After the closure of the Académie de Saint-Luc, Pahin de la Blanchisserie established the permanent fair, Salon de la Correspondance, in 1779. For a small fee, artists outside the Royal Academy could exhibit their works. One year after its opening in 1781, Labille-Guiard chose to display some of her pastels, including her self-portrait in pastel and oil portraits of her husband and Guillame Voiriot, a teacher at the Royal Academy, which were well received by critics.
Labille-Guiard's talent as an oil painter and pastellist was quickly noticed, and with the help of François-André Vincent, who referred several of his friends in the Royal Academy to her for portraits, including Joseph-Marie Vien, the professor Bachelier, his friend Suvée, and the aforementioned Voiriot, she achieved national recognition and was accepted as a member of the Royal Academy.Paris society portraits by Adélaïde Labille-Guiard
On 31 May 1783, Labille-Guiard was accepted as a member of the French Académie Royale de Peinture et de Sculpture. Three other women, including Élisabeth-Louise Vigée-Lebrun, were admitted as members on the same day.
The paintings of Labille-Guiard and Vigée-Le Brun were often compared by critics, with Vigée-Le Brun usually receiving more favorable reviews. Labille-Guiard's early masterpiece Self-portrait with two pupils, exhibited at the Paris Salon in 1785, was influenced by Vigée-Le Brun's style. The artwork of Adélaïde Labille-Guiard is now considered of equal or greater value.
Patronage by the aunt of Louis XVI of France, the princess Marie Adélaïde, gained Labille-Guiard a government pension of 1,000 livres and commissions to paint Adélaïde, her sister Victoire-Louise, and Élisabeth, the king's sister. The portrait of Adélaïde, exhibited in 1787, was Labille-Guiard's largest and most ambitious work to that date. In 1788 she was commissioned by the king's brother, the Count of Provence (later Louis XVIII of France), to paint him at the centre of a large historical work, Réception d'un chevalier de Saint-Lazare par Monsieur, Grand maître de l'ordre.

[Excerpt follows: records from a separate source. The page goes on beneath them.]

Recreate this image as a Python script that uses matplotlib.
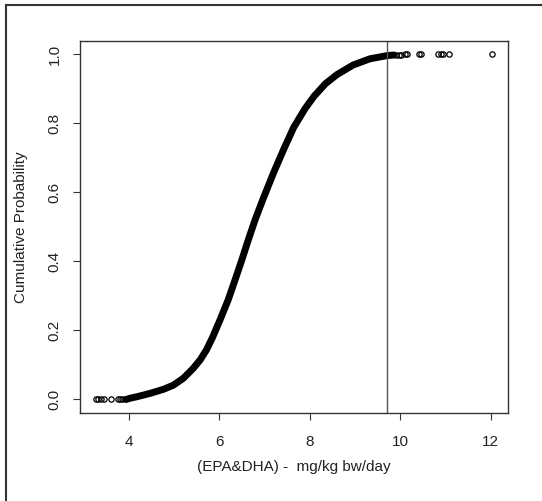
import matplotlib
matplotlib.use("Agg")
import matplotlib.pyplot as plt
from matplotlib.lines import Line2D

plt.rcParams['font.family'] = ['Liberation Sans', 'DejaVu Sans']

# main body of the cumulative curve
curve_x = [3.96, 4.03, 4.20, 4.47, 4.77, 4.99, 5.21, 5.43, 5.58, 5.72, 5.85,
           6.02, 6.20, 6.35, 6.50, 6.64, 6.79, 6.97, 7.20, 7.42, 7.65, 7.90,
           8.10, 8.35, 8.60, 8.96, 9.33, 9.70, 9.86]
curve_p = [0.000, 0.003, 0.008, 0.017, 0.029, 0.041, 0.061, 0.090, 0.114,
           0.143, 0.178, 0.230, 0.288, 0.345, 0.403, 0.460, 0.518, 0.580,
           0.655, 0.722, 0.788, 0.842, 0.878, 0.914, 0.940, 0.968, 0.986,
           0.995, 0.997]

# isolated points in the tails
tail_lo_x = [3.28, 3.32, 3.38, 3.46, 3.62, 3.76, 3.81, 3.86, 3.91]
tail_lo_p = [0.0, 0.0, 0.0, 0.0, 0.0, 0.0, 0.0, 0.0, 0.0]
tail_hi_x = [9.90, 9.97, 10.02, 10.10, 10.14, 10.42, 10.45, 10.84, 10.90,
             10.95, 11.08, 12.03]
tail_hi_p = [0.998, 0.998, 0.998, 0.999, 0.999, 0.999, 0.999, 0.999, 1.0,
             1.0, 1.0, 1.0]

cutoff = 9.7

xticks = [4, 6, 8, 10, 12]
yticks = [0.0, 0.2, 0.4, 0.6, 0.8, 1.0]
ytick_labels = ["0.0", "0.2", "0.4", "0.6", "0.8", "1.0"]

fig = plt.figure(figsize=(5.42, 5.01), dpi=100)
ax = fig.add_axes([0.148, 0.1756, 0.789, 0.7432])

ax.plot(curve_x, curve_p, color='black', lw=5.0,
        solid_capstyle='round', solid_joinstyle='round')
ax.plot(tail_lo_x, tail_lo_p, ls='none', marker='o', ms=3.8,
        mfc='none', mec='black', mew=0.9)
ax.plot(tail_hi_x, tail_hi_p, ls='none', marker='o', ms=3.8,
        mfc='none', mec='black', mew=0.9)
ax.axvline(cutoff, color='#555555', lw=1.0)

ax.set_xlim(2.931, 12.379)
ax.set_ylim(-0.0397, 1.0385)
ax.set_xticks(xticks)
ax.set_yticks(yticks)
ax.set_yticklabels(ytick_labels, rotation=90, va='center')

txtcol = '#222222'
ax.tick_params(axis='x', length=5, width=0.8, color='#333333',
               labelsize=11, labelcolor=txtcol, pad=11)
ax.tick_params(axis='y', length=5, width=0.8, color='#333333',
               labelsize=11, labelcolor=txtcol, pad=8.5)
for s in ax.spines.values():
    s.set_color('#333333')
    s.set_linewidth(1.0)

ax.set_xlabel("(EPA&DHA) -  mg/kg bw/day", fontsize=11, color=txtcol,
              labelpad=8)
ax.set_ylabel("Cumulative Probability", fontsize=11, color=txtcol,
              labelpad=14)

# frame lines on the left and top of the picture
fig.add_artist(Line2D([6 / 542, 6 / 542], [0, 1 - 5 / 501],
                      transform=fig.transFigure, color='#333333', lw=1.5))
fig.add_artist(Line2D([6 / 542, 1], [1 - 5 / 501, 1 - 5 / 501],
                      transform=fig.transFigure, color='#333333', lw=1.5))

fig.savefig("out.png", dpi=100)
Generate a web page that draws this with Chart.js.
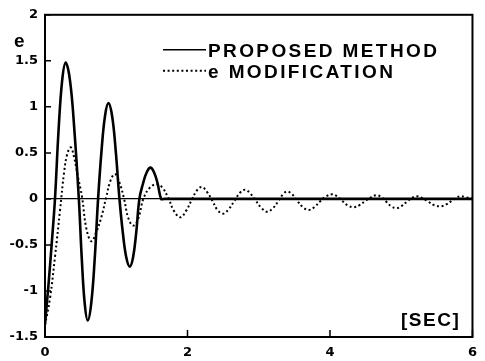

These royal connections made Labille-Guiard politically suspect after the French Revolution of 1789. In 1793 she was ordered to destroy some of her royalist works, including the unfinished commission for the Count of Provence.
She was far from conservative, however. In the early 1790s she campaigned for the Academy to be reopened to women. At the Salon of 1791 she exhibited portraits of members of the National Assembly, including Maximilien Robespierre and Armand, duc d'Aiguillon.
In 1793 she and her first husband, from whom she separated in 1777, were divorced. In 1795 she obtained artist's lodging at the Louvre and a new pension of 2,000 livres. She continued to exhibit portraits at the Salon until 1800. On 8 June 1799, she married her teacher, François-André Vincent, after which she signed some of her paintings "Madame Vincent". She died on 24 April 1803.
Among the public collections holding works by Adélaïde Labille-Guiard are the Getty Museum, the Phoenix Art Museum, Harvard University Art Museums, the Honolulu Museum of Art, Kimbell Art Museum (Fort Worth, Texas), the Los Angeles County Museum of Art, the Louvre, the Metropolitan Museum of Art, the National Gallery of Art (Washington, D.C.), the National Museum in Warsaw, the National Museum of Women in the Arts (Washington, D.C.), the Speed Art Museum (Kentucky) and Versailles.
Labille-Guiard is a featured figure on Judy Chicago's installation piece The Dinner Party, being represented in one of the 999 tiles of the Heritage Floor.